Sheldon had taken the engine out a few years before the resto "just to freshen it up," but during the restoration, it remained in place. OMS hadn't bothered to repaint the engine compartment, which was still its original color. The block was bored .030 over, and the carbs were sent to Holley for refurbishing, but the engine work was minimal. Otherwise, the car was completely disassembled, restored, and reassembled. Sheldon tried to keep as many original pieces as possible. Rather than replace the door panels, they were dyed the proper color. The carpeting, the seat covers from Legendary Auto Interiors, the seatbelts supplied by Ssnake Oyl, and one door handle are the car's only repop parts.
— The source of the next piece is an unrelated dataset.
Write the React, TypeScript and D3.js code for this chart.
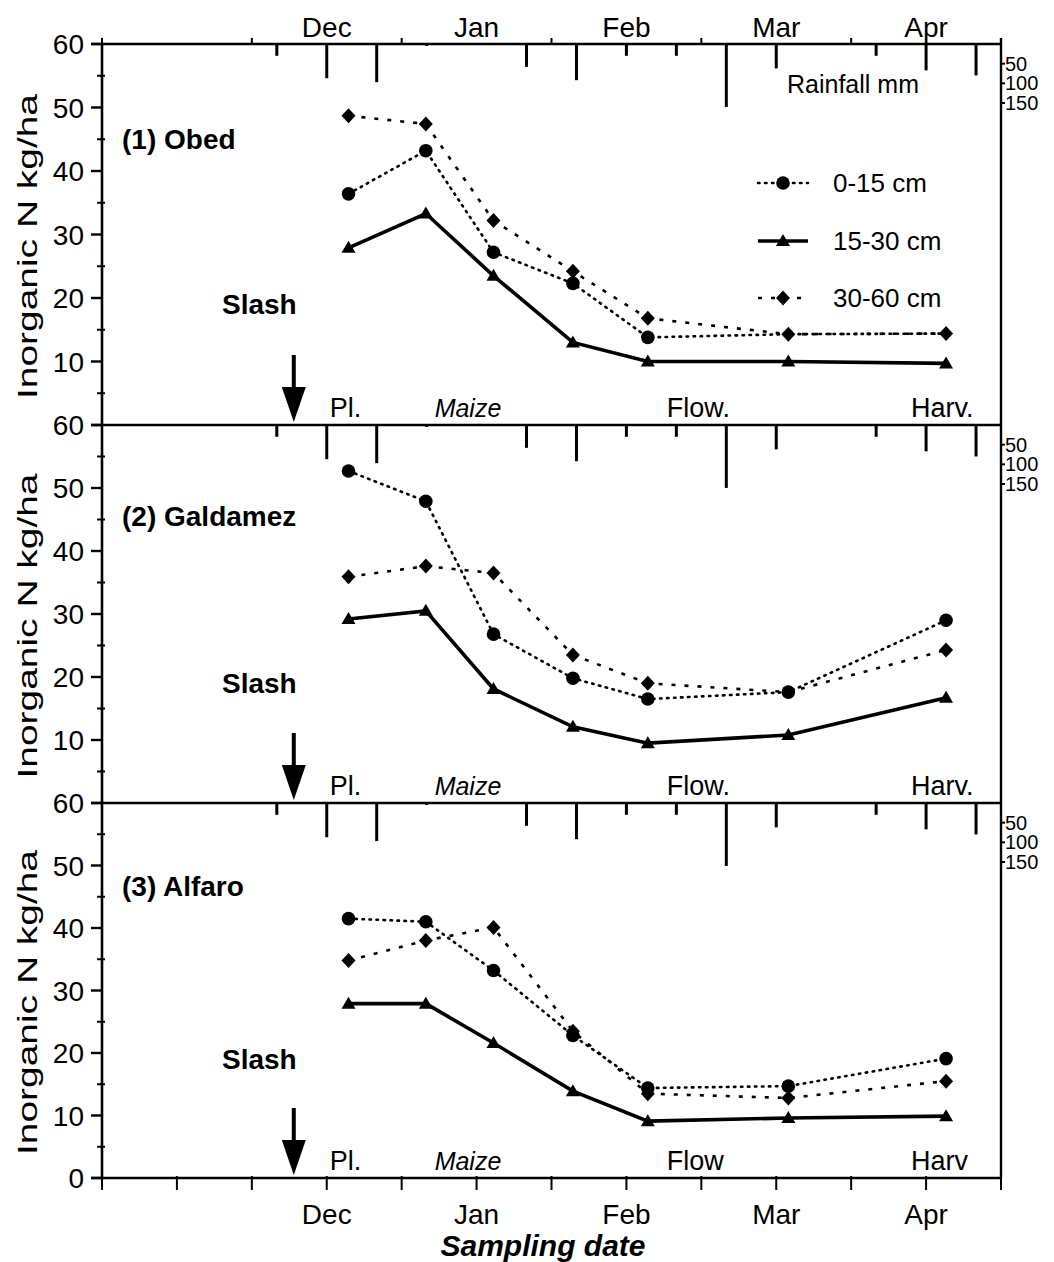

A major part of the restoration was returning the car to its original color, so Florida Auto Body in Fort Lauderdale applied PPG EF8 Dark Green Metallic with a V6F longitudinal stripe.

The Challenger was ordered with a lot of options, including the performance axle package, TorqueFlite automatic, hood pins, bumper guards, power convertible top, radio, power steering, performance hood paint, and the emission-control and noise-reduction packages.

Although Sheldon has seen his car in its pace-car days twice on Speed Vision, including the first NASCAR race held at Ontario, further visual documentation has been hard to come by.

But the difficulty of finding information doesn't dampen Sheldon's enjoyment of this unique vehicle. "When I was 14 or 15, my brother got a new Road Runner," Sheldon says. "I always liked the Dodges because they were unique; everyone had a Camaro or a Chevelle. My favorite was the Challenger. This wasn't what I had in mind, but I knew I wanted a 440 convertible, and when the Six Pack came along, I couldn't pass it up."